This is our contribution to the 91st beer blogging session hosted by Belgian Smaak.
The fact is, we don’t know for sure. We can’t remember.
It might have been Hoegaarden, and there’s an outside chance it was Belle-Vue Kriek. There might even have been bottles of something at a student party — De Koninck? Palm? There was definitely Stella Artois, but we’re not sure that counts.
The first really clear memory we have is of draught Leffe Blond at the William IV on the Leyton-Walthamstow border c.2002. Having arrived at the trendy Belgo restaurants from 1992 onward (see Chapter 11 of Brew Britannia) this ‘premium special occasion beverage’ took a decade to filter out to the suburbs.
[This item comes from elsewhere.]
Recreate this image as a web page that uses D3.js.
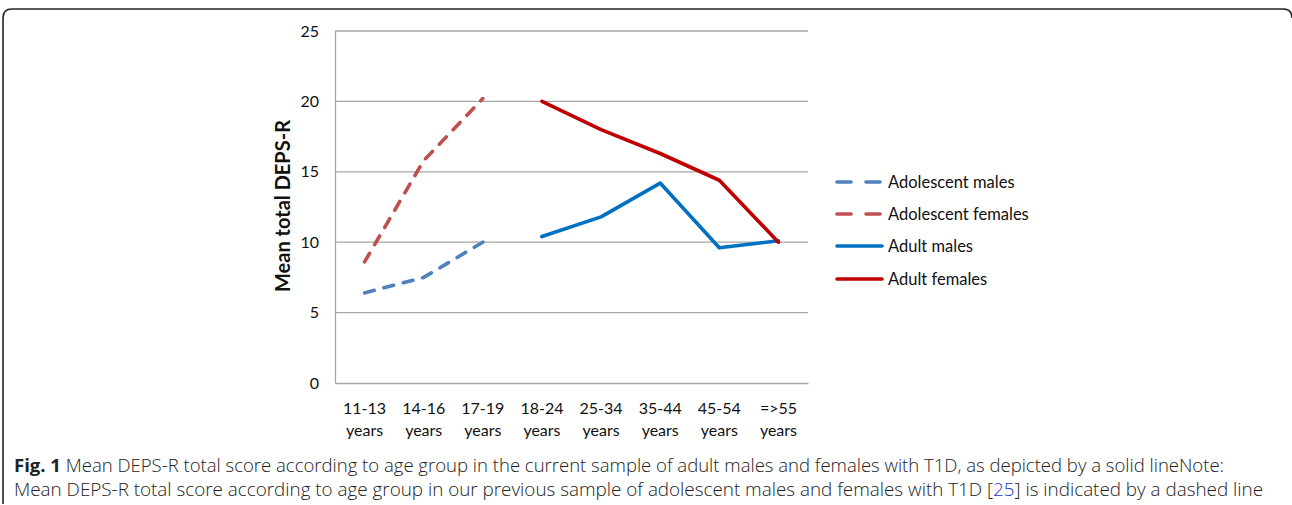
<!DOCTYPE html>
<html><head><meta charset="utf-8">
<script src="https://cdn.jsdelivr.net/npm/d3@7"></script>
<style>
html,body{margin:0;padding:0;background:#fff;}
svg{display:block;}
</style></head>
<body>
<svg id="chart" width="1292" height="505"></svg>
<script>
const categories = ["11-13 years","14-16 years","17-19 years","18-24 years","25-34 years","35-44 years","45-54 years","=>55 years"];
const adolescentMales   = [6.4, 7.5, 10.0, null, null, null, null, null];
const adolescentFemales = [8.6, 15.8, 20.2, null, null, null, null, null];
const adultMales        = [null, null, null, 10.4, 11.8, 14.2, 9.6, 10.1];
const adultFemales      = [null, null, null, 20.0, 18.0, 16.3, 14.4, 10.0];
const yTicks = [0, 5, 10, 15, 20, 25];
const seriesNames = ["Adolescent males","Adolescent females","Adult males","Adult females"];
const seriesColors = ["#4F81BD","#C0504D","#0070C0","#C00000"];
const seriesDashed = [true, true, false, false];
const seriesValues = [adolescentMales, adolescentFemales, adultMales, adultFemales];

const svg = d3.select("#chart");
const font = "Lato, 'Liberation Sans', sans-serif";

// frame
svg.append("path")
  .attr("d", "M3,504 L3,18 Q3,9 12,9 L1283,9 Q1292,9 1292,18")
  .attr("fill","none").attr("stroke","#222").attr("stroke-width",1.6);

const x = d3.scaleBand().domain(categories).range([335, 808]);
const y = d3.scaleLinear().domain([0, 25]).range([383, 31]);

// gridlines
svg.append("g").selectAll("line").data(yTicks.filter(d => d > 0)).join("line")
  .attr("x1", 335).attr("x2", 808)
  .attr("y1", d => y(d)).attr("y2", d => y(d))
  .attr("stroke", "#a6a6a6").attr("stroke-width", 1.3);

// axes
const yAxis = svg.append("g").attr("transform","translate(335,0)")
  .call(d3.axisLeft(y).tickValues(yTicks).tickSize(0).tickPadding(16));
yAxis.select(".domain").attr("stroke","#a6a6a6").attr("stroke-width",1.3);
yAxis.selectAll("text").attr("font-family",font).attr("font-size",16).attr("fill","#111");

const xAxis = svg.append("g").attr("transform","translate(0,383)")
  .call(d3.axisBottom(x).tickSize(0).tickFormat(""));
xAxis.select(".domain").attr("stroke","#a6a6a6").attr("stroke-width",1.3);
xAxis.selectAll(".tick").each(function(d){
  const parts = d.split(" ");
  const t = d3.select(this).append("text")
    .attr("font-family",font).attr("font-size",16).attr("fill","#111")
    .attr("text-anchor","middle");
  t.append("tspan").attr("x",0).attr("y",31).text(parts[0]);
  t.append("tspan").attr("x",0).attr("y",53).text(parts[1]);
});

// y label
svg.append("text")
  .attr("transform","translate(290,206) rotate(-90)")
  .attr("text-anchor","middle")
  .attr("font-family",font).attr("font-weight","bold").attr("font-size",20)
  .attr("fill","#111")
  .text("Mean total DEPS-R");

// lines
const line = d3.line()
  .defined(d => d != null)
  .x((d,i) => x(categories[i]) + x.bandwidth()/2)
  .y(d => y(d));
seriesValues.forEach((vals, k) => {
  svg.append("path")
    .attr("d", line(vals))
    .attr("fill","none")
    .attr("stroke", seriesColors[k])
    .attr("stroke-width", 3.6)
    .attr("stroke-linecap","round")
    .attr("stroke-linejoin","round")
    .attr("stroke-dasharray", seriesDashed[k] ? "10,10" : null);
});

// legend
const legRows = [182, 214, 246, 279];
seriesNames.forEach((name, k) => {
  const g = svg.append("g").attr("transform", `translate(0,${legRows[k]})`);
  if (seriesDashed[k]) {
    g.append("line").attr("x1",837).attr("x2",851).attr("y1",0).attr("y2",0)
      .attr("stroke",seriesColors[k]).attr("stroke-width",3.6).attr("stroke-linecap","round");
    g.append("line").attr("x1",866).attr("x2",880).attr("y1",0).attr("y2",0)
      .attr("stroke",seriesColors[k]).attr("stroke-width",3.6).attr("stroke-linecap","round");
  } else {
    g.append("line").attr("x1",837).attr("x2",882).attr("y1",0).attr("y2",0)
      .attr("stroke",seriesColors[k]).attr("stroke-width",3.6).attr("stroke-linecap","round");
  }
  g.append("text").attr("x",888).attr("y",0).attr("dy","0.35em")
    .attr("font-family",font).attr("font-size",16.5).attr("fill","#111")
    .text(name);
});

// caption
const capFont = "'Open Sans', 'Noto Sans', sans-serif";
const c1 = svg.append("text").attr("x",14).attr("y",472)
  .attr("font-family",capFont).attr("font-size",17.5).attr("fill","#222")
  .attr("textLength", 1210).attr("lengthAdjust","spacingAndGlyphs");
c1.append("tspan").attr("font-weight","bold").text("Fig. 1");
c1.append("tspan").attr("font-weight","300").text(" Mean DEPS-R total score according to age group in the current sample of adult males and females with T1D, as depicted by a solid lineNote:");
const c2 = svg.append("text").attr("x",14).attr("y",496)
  .attr("font-family",capFont).attr("font-size",17.5).attr("fill","#222").attr("font-weight","300")
  .attr("textLength", 1249).attr("lengthAdjust","spacingAndGlyphs");
c2.append("tspan").text("Mean DEPS-R total score according to age group in our previous sample of adolescent males and females with T1D [");
c2.append("tspan").attr("fill","#1a35d6").text("25");
c2.append("tspan").text("] is indicated by a dashed line");
</script>
</body></html>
Back then, after the closure of the Sweet William microbrewery but before the arrival of Brodie’s, the William was just another East London pub with a slightly tense atmosphere, lots of empty seats, and a line-up of mass-market lagers.
We only ever went there to see a friend who lived nearby. She was then a heavier smoker than Humphrey Bogart in his prime and, somehow, always felt more grown-up and sophisticated than everyone else in the room. In 2002, what counted as sophistication was ordering a chalice of Leffe in a cockney boozer.
So we copied her.
It was fun drinking out of silly glases, and it really did taste different to anything else we’d had before, though we weren’t in the habit of taking notes back then. We recall finding it weighty and luscious, perhaps because, at 6.6%, it was stronger than anything else widely available on draught at the time. Its strength also made it feel naughty: “I should warn you…” the barmaid would say every time.
* * *
More than a decade on, Leffe is really not cool, and, unless we’re missing something, has rather retreated from the on-trade. (See also: Hoegaarden.) We can’t think when we last saw a Leffe tap in a pub. In 2002, we didn’t know (or especially care) that it was a sub-brand of a big multi-national, but, these days, that doesn’t help its cause: it’s not the kind of thing ‘craft beer’ bars bother themselves with.
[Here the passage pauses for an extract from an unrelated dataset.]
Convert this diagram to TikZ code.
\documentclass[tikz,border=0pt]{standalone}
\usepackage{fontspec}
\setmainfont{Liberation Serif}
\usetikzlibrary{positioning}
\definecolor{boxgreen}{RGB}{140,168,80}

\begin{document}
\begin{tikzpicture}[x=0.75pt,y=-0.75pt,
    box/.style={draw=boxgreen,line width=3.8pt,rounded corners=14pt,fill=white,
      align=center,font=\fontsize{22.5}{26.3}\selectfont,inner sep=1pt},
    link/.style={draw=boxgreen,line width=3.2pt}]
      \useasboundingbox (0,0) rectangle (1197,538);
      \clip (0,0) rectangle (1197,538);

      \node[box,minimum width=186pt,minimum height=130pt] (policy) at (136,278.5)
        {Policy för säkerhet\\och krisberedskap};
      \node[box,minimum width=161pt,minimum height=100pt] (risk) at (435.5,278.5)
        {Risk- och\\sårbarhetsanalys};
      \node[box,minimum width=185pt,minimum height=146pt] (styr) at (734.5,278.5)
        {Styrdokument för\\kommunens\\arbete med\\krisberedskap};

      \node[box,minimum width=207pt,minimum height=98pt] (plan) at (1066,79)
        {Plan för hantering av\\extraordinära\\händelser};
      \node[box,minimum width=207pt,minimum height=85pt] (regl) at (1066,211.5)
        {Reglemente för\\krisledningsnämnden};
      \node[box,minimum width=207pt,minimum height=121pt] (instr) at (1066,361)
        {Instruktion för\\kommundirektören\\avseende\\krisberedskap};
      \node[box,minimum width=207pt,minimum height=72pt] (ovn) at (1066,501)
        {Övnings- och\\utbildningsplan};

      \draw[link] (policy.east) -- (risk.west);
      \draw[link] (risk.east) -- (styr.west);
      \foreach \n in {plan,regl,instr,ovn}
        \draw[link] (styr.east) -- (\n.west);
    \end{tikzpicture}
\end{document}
What is is, at least in bottled form, is cheap. We picked up 750ml, with cage, cork, foil and other trappings of poshness, at CO-OP in the centre of Penzance for £3.49, but it can often be found on sale for as little as £2.50. But is it good value?
There is a distinctive Belgian yeast character — a touch of banana, some bread, a sprinkle of peppery-spice — but very restrained. It no longer tastes all that exotic — not because it’s been ‘dumbed down’ but because a lot of beer has flowed over our palates since 2002. What once read as luscious now seems like the stickiness of barley sugar sweets, or as if a tot of orange squash has been added to the glass.
It feels, all in all, hurried, tacky, and plasticky.
Compare it to, say, Westmalle Tripel, or pay it too much attention, and it seems a dud. Think of it as a lager with a bit more going on, and it’s not bad, and certainly good enough company with dinner in front of the telly.